For Mary Lou McDonald and the party she leads, the watchword is “change”.
At Sinn Fein’s first public engagements since last Saturday’s seismic election, Ms McDonald reiterated again and again what the result had meant to her — that the public wants such change with a “totally new Government”.
However, she also acknowledged that forming any sort of left-leaning coalition will be “very, very challenging given the numbers”.
Even should that mean Sinn Féin having to go into Government with Fianna Fáil, the onus would be on the latter party to sign up to govern as per the public’s wishes, she said.
Such a coalition between the two self-proclaimed republican parties looks further from reality than ever at present, with Fianna Fáil yesterday agreeing wholeheartedly that all options are on the table, except partnership in Government with Sinn Féin.
In her opening remarks to the first meeting of her old and new TDs at Buswell’s Hotel next to Leinster House yesterday morning, Ms McDonald rallied her new bumper-sized parliamentary party with a call of “my friends, we have work to do”.

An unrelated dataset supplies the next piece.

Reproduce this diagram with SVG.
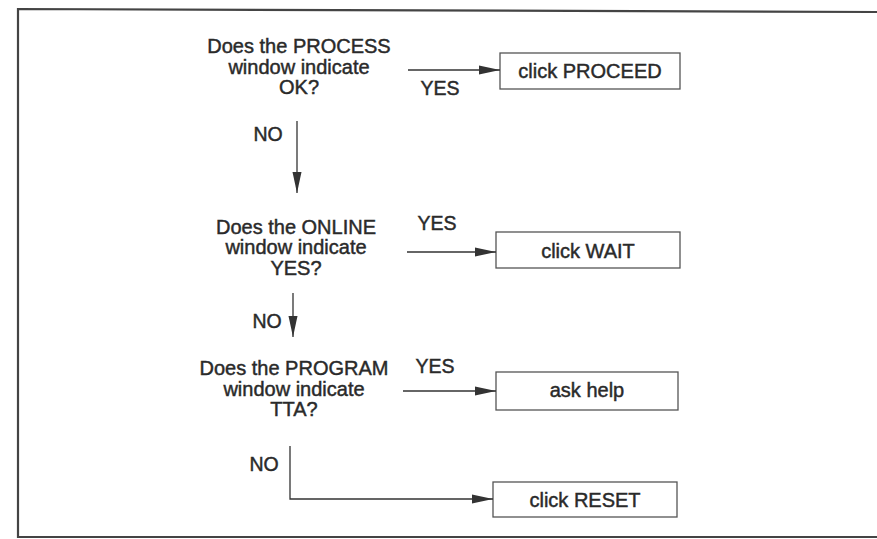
<svg xmlns="http://www.w3.org/2000/svg" width="877" height="539" viewBox="0 0 877 539">
  <defs>
    <marker id="arrow" markerWidth="21" markerHeight="10" refX="21" refY="5" orient="auto" markerUnits="userSpaceOnUse">
      <path d="M0,0.5 L21,5 L0,9.5 Z" fill="#333"/>
    </marker>
    <style>
      .q, .lbl, .box text { font-family: "Liberation Sans", Arial, sans-serif; fill: #2a2a2a; stroke: #2a2a2a; stroke-width: 0.45; text-anchor: middle; }
      .q { font-size: 20px; }
      .lbl { font-size: 19.5px; }
      .box rect { fill: #fff; stroke: #555; stroke-width: 1.3; }
      .box text { font-size: 20px; }
      .edge { fill: none; stroke: #333; stroke-width: 1.3; marker-end: url(#arrow); }
    </style>
  </defs>

  <rect width="877" height="539" fill="#fff"/>
  <!-- page frame -->
  <path d="M877,12 L18,9 L18,537 L877,537" fill="none" stroke="#444" stroke-width="2.2"/>

  <!-- decisions -->
  <g id="q-process">
    <text class="q" x="299" y="53">Does the PROCESS</text>
    <text class="q" x="299" y="73.5">window indicate</text>
    <text class="q" x="299" y="94">OK?</text>
  </g>
  <g id="q-online">
    <text class="q" x="296" y="233.5">Does the ONLINE</text>
    <text class="q" x="296" y="254">window indicate</text>
    <text class="q" x="296" y="274.5">YES?</text>
  </g>
  <g id="q-program">
    <text class="q" x="294" y="375">Does the PROGRAM</text>
    <text class="q" x="294" y="395.5">window indicate</text>
    <text class="q" x="294" y="416">TTA?</text>
  </g>

  <!-- actions -->
  <g id="a-proceed" class="box">
    <rect x="500" y="53" width="180" height="36"/>
    <text x="590" y="77.5">click PROCEED</text>
  </g>
  <g id="a-wait" class="box">
    <rect x="496" y="232" width="184" height="36"/>
    <text x="588" y="257.5">click WAIT</text>
  </g>
  <g id="a-help" class="box">
    <rect x="496" y="372" width="182" height="38"/>
    <text x="587" y="397">ask help</text>
  </g>
  <g id="a-reset" class="box">
    <rect x="493" y="482" width="184" height="35"/>
    <text x="585" y="506.5">click RESET</text>
  </g>

  <!-- connectors -->
  <g id="connectors">
    <path class="edge" d="M408,70 L500,70"/>
    <path class="edge" d="M407,252 L496,252"/>
    <path class="edge" d="M403,391 L496,391"/>
    <path class="edge" d="M297,121 L297,193"/>
    <path class="edge" d="M293,293 L293,337"/>
    <path class="edge" d="M290,446 L290,499 L493,499"/>
  </g>

  <!-- branch labels -->
  <g id="labels">
    <text class="lbl" x="440" y="95">YES</text>
    <text class="lbl" x="437" y="230">YES</text>
    <text class="lbl" x="435" y="373">YES</text>
    <text class="lbl" x="268" y="141">NO</text>
    <text class="lbl" x="267" y="328">NO</text>
    <text class="lbl" x="264" y="471">NO</text>
  </g>
</svg>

She said: "Before Saturday’s election I said this election could shape life in Ireland for the next decade and could be seismic for the Irish political landscape. Well my friends, lo and behold, I think that assessment proved to be correct. Sinn Féin has won the election.”
She said that her party’s mandate involves invoking “solutions” to the problems in Irish society.
She said that advancing on Irish unity “is not just possible, but necessary at this time”.
She said it is the “duty” of the Irish Government to plan for the process leading up to a referendum on a united Ireland, but said that unionists “need not fear the debate and discussion about the future, because this needs to be an inclusive, engaging, and forward-looking debate”.
“We have a plan and the solutions and the team to deliver,” she said.
Later, addressing the media at her new TDs' official introduction to Dáil Eireann, Ms McDonald said that her focus is currently firmly on engagement with the parties that in her eyes “won the election” — they being her own party, the Social Democrats and the Green Party.
Nevertheless, she said, she had written to Micheál Martin seeking a meeting the previous evening, but had yet to receive a response.
She added that so far as she is concerned Mr Martin’s position of unwillingness to enter Government with Sinn Féin, is “untenable”.
“To say that he will not speak to us, to people who represent such a significant section of Irish opinion and citizens… anyone who followed the election can’t have missed the appetite for change, it was writ large,” she said.
Asked about the possibility now mooted that Fianna Fáil, Fine Gael and the Greens might form a grand coalition without Sinn Féin, she said that “our analysis is that the best outcome is a totally new Government without Fianna Fáil and Fine Gael, I accept that the numbers make that very, very difficult".
“The worst outcome would be five more years of Fianna Fáil and Fine Gael together. I strongly believe that would be step backwards, and I absolutely know that that is not the Government that people voted for,” Ms McDonald added.